I can appreciate underwear.  I do need it.  It is important.  It's not exciting and really, that's ok.  It's useful.  It has a function.  But I'm not excited about it.  I'm not rushing up to my room to try it on and see how it fits.

I'm disappointed.  I'm grateful for the gift but all of the hype and anticipation I let myself have is now gone.  I'm no longer waiting.  I'm not going to Paris.  I'm here in Fresno.

This is what I'm afraid of.  That I pray and wait and pray and wait.  I get careful not to get ahead of God.  I don't plan out my Paris itinerary.  I don't shop for a Paris wardrobe.  But everything in my being knows that Paris is coming.  Maybe it isn't Paris.  Maybe it's Hong Kong!  Or Ireland!  Or heck even New York City!  Somewhere exciting.  Somewhere amazing.  Somewhere that is most definitely not Fresno.

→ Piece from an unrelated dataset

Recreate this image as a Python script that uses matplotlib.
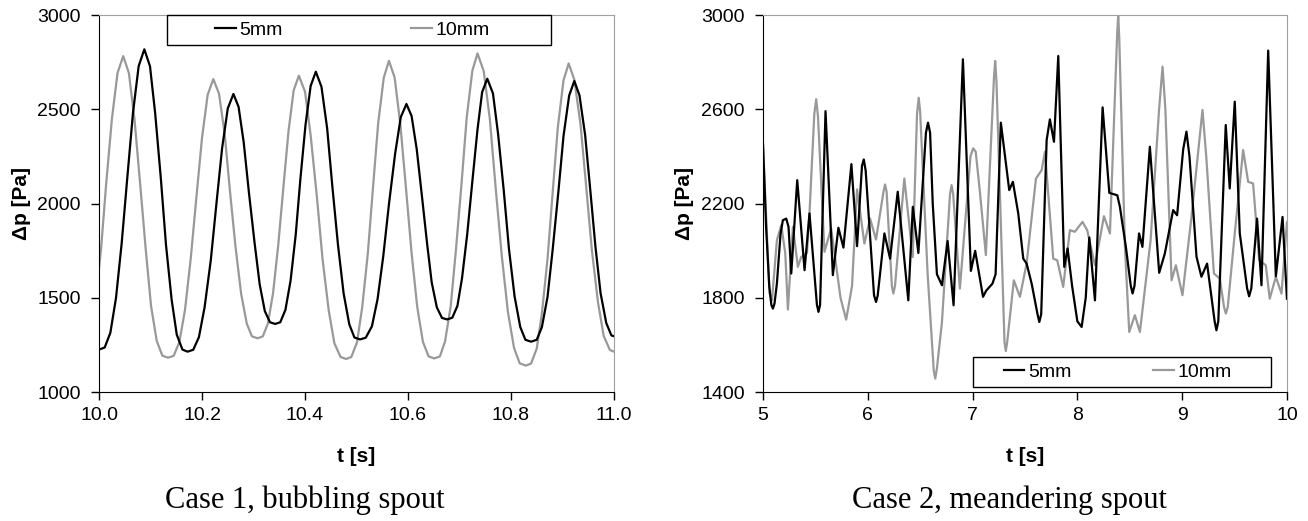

And yet He gives me Fresno and expects me to be as happy about it as if it were one of those other amazing places.

This hasn't happened, it's just what I worry about as I move through this abundant life and walk out God's path for me.  Sometimes I get to a place where I'm unsatisfied or things aren't looking good so I pray about what He wants me to do.  My job or where we live or how to navigate something.  Where I am is not where I want to be.  I feel the fire in my soul that there's something out there for me.  Or I'm in a situation where I can not stay still and simply need to walk until God opens a door.  I work to align my heart with His will.  I pray for His best for me.  I pray that His plan is revealed and I'll know what to do.

And I open the package...

What if it's Fresno?

I'm having a hard time accepting that God wants Fresno for me.  That's NOT an abundant life.  And I don't want to put down roots in Fresno should I find myself there.  I never want to stop reaching for Paris.  I never want to assume that God's best for me is Fresno (or underwear).